• [Data extract]:
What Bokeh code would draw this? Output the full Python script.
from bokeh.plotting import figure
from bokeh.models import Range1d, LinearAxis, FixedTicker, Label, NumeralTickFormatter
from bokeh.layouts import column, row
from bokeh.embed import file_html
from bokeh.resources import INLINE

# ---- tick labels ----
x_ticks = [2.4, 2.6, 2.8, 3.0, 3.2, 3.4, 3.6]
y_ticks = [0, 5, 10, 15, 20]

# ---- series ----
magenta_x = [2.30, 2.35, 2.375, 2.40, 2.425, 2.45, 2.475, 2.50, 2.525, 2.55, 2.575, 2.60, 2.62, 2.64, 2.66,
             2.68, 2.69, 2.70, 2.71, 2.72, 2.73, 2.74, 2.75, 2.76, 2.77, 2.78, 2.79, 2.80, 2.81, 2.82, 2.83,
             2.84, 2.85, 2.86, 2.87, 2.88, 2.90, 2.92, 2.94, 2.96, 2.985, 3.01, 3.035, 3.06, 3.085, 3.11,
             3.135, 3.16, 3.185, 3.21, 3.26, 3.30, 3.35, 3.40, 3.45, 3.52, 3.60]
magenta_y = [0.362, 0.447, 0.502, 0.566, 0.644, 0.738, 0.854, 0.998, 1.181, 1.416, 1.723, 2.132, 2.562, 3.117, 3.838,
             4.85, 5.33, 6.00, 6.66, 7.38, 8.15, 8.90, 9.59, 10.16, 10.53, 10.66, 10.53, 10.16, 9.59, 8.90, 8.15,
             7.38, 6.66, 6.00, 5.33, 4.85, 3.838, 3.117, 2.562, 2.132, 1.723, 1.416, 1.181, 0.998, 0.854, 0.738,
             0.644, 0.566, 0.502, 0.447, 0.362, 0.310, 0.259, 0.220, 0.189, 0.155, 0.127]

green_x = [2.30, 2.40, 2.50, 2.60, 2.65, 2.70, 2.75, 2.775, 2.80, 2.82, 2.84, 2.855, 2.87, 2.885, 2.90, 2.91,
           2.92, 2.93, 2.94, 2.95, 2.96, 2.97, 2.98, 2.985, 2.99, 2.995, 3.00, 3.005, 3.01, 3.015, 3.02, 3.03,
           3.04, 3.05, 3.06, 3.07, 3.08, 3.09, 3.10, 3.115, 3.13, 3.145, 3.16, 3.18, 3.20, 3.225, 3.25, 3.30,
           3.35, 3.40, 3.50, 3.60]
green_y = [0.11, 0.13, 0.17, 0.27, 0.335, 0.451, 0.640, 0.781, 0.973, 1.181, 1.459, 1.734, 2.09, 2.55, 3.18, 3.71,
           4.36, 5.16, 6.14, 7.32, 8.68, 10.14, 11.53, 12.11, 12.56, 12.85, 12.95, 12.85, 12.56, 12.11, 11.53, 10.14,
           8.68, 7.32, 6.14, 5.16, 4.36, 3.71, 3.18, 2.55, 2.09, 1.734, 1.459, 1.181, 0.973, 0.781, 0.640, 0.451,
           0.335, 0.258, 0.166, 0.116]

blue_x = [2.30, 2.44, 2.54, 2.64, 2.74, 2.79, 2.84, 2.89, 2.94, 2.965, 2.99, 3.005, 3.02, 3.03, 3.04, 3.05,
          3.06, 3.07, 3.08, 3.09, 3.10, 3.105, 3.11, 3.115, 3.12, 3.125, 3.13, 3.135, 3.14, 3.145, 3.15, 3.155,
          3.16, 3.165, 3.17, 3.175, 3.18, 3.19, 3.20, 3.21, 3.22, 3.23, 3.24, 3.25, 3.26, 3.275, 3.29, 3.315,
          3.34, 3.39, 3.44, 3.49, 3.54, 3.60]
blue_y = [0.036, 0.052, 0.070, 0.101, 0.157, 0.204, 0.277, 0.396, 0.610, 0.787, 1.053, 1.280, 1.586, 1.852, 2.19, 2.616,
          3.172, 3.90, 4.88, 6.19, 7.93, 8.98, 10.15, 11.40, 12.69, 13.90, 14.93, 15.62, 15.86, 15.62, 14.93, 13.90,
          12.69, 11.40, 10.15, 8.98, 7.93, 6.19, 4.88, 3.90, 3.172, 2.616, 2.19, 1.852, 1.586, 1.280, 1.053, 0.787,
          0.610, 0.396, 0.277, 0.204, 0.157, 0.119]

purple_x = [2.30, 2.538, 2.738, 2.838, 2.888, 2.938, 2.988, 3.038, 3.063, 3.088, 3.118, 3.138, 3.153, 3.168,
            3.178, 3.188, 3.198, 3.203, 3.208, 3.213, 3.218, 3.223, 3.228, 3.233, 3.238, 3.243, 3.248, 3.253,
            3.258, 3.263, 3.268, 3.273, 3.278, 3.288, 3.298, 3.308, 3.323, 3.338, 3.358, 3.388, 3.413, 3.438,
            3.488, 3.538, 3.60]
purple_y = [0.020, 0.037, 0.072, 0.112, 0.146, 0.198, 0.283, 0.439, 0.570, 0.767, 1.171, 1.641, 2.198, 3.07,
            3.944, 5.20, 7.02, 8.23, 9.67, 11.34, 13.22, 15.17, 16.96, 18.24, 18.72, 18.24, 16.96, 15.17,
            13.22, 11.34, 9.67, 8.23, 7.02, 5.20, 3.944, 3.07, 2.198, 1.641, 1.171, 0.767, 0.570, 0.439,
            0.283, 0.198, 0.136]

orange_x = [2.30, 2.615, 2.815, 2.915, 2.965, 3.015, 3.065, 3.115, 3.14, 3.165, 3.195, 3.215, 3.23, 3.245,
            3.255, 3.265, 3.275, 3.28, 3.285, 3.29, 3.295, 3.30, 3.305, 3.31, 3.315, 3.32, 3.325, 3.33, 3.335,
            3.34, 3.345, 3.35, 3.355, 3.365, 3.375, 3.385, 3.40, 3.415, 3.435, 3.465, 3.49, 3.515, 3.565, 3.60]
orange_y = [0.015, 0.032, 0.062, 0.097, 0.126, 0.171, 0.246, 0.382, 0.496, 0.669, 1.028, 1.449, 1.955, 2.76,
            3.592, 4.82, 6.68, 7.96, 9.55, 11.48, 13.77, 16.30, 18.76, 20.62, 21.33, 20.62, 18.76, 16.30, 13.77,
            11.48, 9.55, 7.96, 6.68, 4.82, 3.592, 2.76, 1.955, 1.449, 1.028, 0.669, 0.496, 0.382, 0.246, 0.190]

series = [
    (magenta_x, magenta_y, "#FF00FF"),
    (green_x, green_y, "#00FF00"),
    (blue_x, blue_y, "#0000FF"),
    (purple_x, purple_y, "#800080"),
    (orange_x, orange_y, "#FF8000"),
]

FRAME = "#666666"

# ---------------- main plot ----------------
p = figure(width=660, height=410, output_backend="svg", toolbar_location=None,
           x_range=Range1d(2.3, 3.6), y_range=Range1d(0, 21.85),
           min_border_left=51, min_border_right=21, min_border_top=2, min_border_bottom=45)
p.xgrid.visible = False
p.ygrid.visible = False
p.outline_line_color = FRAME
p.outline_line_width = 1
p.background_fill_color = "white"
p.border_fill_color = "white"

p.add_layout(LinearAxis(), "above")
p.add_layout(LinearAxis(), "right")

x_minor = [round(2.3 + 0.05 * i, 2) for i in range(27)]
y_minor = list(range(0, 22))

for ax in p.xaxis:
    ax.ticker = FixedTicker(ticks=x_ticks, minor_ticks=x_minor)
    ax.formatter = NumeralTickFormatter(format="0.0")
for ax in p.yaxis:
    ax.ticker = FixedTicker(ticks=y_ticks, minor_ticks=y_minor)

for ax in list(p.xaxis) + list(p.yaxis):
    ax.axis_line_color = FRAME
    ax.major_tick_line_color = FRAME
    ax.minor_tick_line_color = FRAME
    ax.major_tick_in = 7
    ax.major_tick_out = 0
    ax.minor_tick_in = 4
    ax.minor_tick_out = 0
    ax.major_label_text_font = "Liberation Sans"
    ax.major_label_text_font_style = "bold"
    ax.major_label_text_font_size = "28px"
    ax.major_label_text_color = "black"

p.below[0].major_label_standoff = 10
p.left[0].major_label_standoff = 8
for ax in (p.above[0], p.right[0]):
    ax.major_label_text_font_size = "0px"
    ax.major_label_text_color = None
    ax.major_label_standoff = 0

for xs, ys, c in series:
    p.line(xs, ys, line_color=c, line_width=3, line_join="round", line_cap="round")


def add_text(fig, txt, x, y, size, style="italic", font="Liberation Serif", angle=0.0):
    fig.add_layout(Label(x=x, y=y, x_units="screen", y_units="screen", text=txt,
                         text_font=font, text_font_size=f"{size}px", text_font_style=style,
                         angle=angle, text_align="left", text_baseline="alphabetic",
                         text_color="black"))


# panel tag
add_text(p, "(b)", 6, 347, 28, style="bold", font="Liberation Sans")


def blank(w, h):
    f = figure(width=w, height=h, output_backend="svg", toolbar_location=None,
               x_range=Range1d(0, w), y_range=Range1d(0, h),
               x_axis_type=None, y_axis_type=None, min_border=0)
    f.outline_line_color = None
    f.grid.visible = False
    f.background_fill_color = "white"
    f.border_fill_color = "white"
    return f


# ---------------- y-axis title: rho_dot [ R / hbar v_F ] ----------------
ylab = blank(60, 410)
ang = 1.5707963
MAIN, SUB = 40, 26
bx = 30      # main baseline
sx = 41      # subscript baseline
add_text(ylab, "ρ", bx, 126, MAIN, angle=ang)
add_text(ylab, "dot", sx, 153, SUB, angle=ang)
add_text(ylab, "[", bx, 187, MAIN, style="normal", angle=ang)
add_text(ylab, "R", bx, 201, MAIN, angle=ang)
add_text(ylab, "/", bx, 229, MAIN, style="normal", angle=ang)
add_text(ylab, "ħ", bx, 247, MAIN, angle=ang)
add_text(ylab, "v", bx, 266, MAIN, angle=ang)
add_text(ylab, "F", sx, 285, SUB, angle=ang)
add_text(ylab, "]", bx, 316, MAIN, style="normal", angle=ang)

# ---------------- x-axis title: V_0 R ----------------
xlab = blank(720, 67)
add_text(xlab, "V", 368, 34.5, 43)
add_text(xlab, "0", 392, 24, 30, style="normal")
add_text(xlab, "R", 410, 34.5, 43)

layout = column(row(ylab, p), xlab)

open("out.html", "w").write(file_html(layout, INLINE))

• [Stated problem]: Copy exactly the lines that run from the first line of the data to the line containing "y_ticks = [0, 5, 10, 15, 20]", please, with both ends included and nothing else.

• [Reply]:
What Bokeh code would draw this? Output the full Python script.
from bokeh.plotting import figure
from bokeh.models import Range1d, LinearAxis, FixedTicker, Label, NumeralTickFormatter
from bokeh.layouts import column, row
from bokeh.embed import file_html
from bokeh.resources import INLINE

# ---- tick labels ----
x_ticks = [2.4, 2.6, 2.8, 3.0, 3.2, 3.4, 3.6]
y_ticks = [0, 5, 10, 15, 20]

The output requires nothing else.